··· MATERIAL ···

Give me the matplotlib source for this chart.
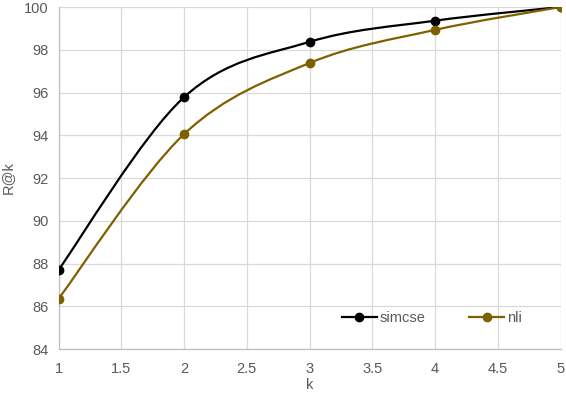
import matplotlib
matplotlib.use("Agg")
import matplotlib.pyplot as plt
from matplotlib.path import Path
from matplotlib.patches import PathPatch
from matplotlib.lines import Line2D
import numpy as np

k = [1, 2, 3, 4, 5]
simcse = [87.7, 95.78, 98.37, 99.36, 100.0]
nli = [86.35, 94.05, 97.38, 98.93, 100.0]
series_names = ["simcse", "nli"]
colors = ["#000000", "#7F6000"]
xticks = [1, 1.5, 2, 2.5, 3, 3.5, 4, 4.5, 5]
yticks = [84, 86, 88, 90, 92, 94, 96, 98, 100]

plt.rcParams['font.family'] = ['Liberation Sans', 'DejaVu Sans']

fig = plt.figure(figsize=(5.66, 3.94), dpi=100)
ax = fig.add_axes([0.1034, 0.1142, 0.8870, 0.8680])


def smooth_path(xs, ys):
    pts = np.column_stack([xs, ys]).astype(float)
    n = len(pts)
    verts = [pts[0]]
    codes = [Path.MOVETO]
    for i in range(n - 1):
        p0 = pts[i - 1] if i > 0 else pts[i]
        p1 = pts[i]
        p2 = pts[i + 1]
        p3 = pts[i + 2] if i + 2 < n else pts[i + 1]
        c1 = p1 + (p2 - p0) / 6.0
        c2 = p2 - (p3 - p1) / 6.0
        verts += [c1, c2, p2]
        codes += [Path.CURVE4] * 3
    return Path(verts, codes)


handles = []
for name, ys, c in zip(series_names, [simcse, nli], colors):
    patch = PathPatch(smooth_path(k, ys), facecolor='none', edgecolor=c,
                      lw=1.6, zorder=3, capstyle='round')
    ax.add_patch(patch)
    ax.plot(k, ys, linestyle='none', marker='o', markersize=6, color=c, zorder=4)
    handles.append(Line2D([], [], color=c, lw=1.6, marker='o', markersize=6, label=name))

fs = 10.5
ax.set_xlim(1, 5)
ax.set_ylim(84, 100)
ax.set_xticks(xticks)
ax.set_xticklabels([f"{t:g}" for t in xticks])
ax.set_yticks(yticks)
ax.grid(True, color='#d9d9d9', lw=0.9, zorder=0)
ax.set_axisbelow(True)
for s in ['top', 'right']:
    ax.spines[s].set_visible(False)
for s in ['left', 'bottom']:
    ax.spines[s].set_color('#bfbfbf')
    ax.spines[s].set_linewidth(0.9)
ax.tick_params(length=0, labelsize=fs, labelcolor='#595959')
ax.tick_params(axis='x', pad=9)
ax.tick_params(axis='y', pad=7)
ax.set_xlabel('k', fontsize=fs, color='#595959', labelpad=2)
ax.set_ylabel('R@k', fontsize=fs, color='#595959', labelpad=7)

leg = ax.legend(handles=handles, loc='center', bbox_to_anchor=(0.744, 0.0906),
                ncol=2, frameon=False, fontsize=fs, handlelength=2.4,
                handletextpad=0.2, columnspacing=3.0, labelcolor='#595959')

fig.savefig('out.png', dpi=100)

···

# SET PROBLEM
Leave out the pictures and repeat the lines from the start of the material through the line with "import numpy as np", inclusive.

# OUTPUT FOR THIS TASK
Give me the matplotlib source for this chart.
import matplotlib
matplotlib.use("Agg")
import matplotlib.pyplot as plt
from matplotlib.path import Path
from matplotlib.patches import PathPatch
from matplotlib.lines import Line2D
import numpy as np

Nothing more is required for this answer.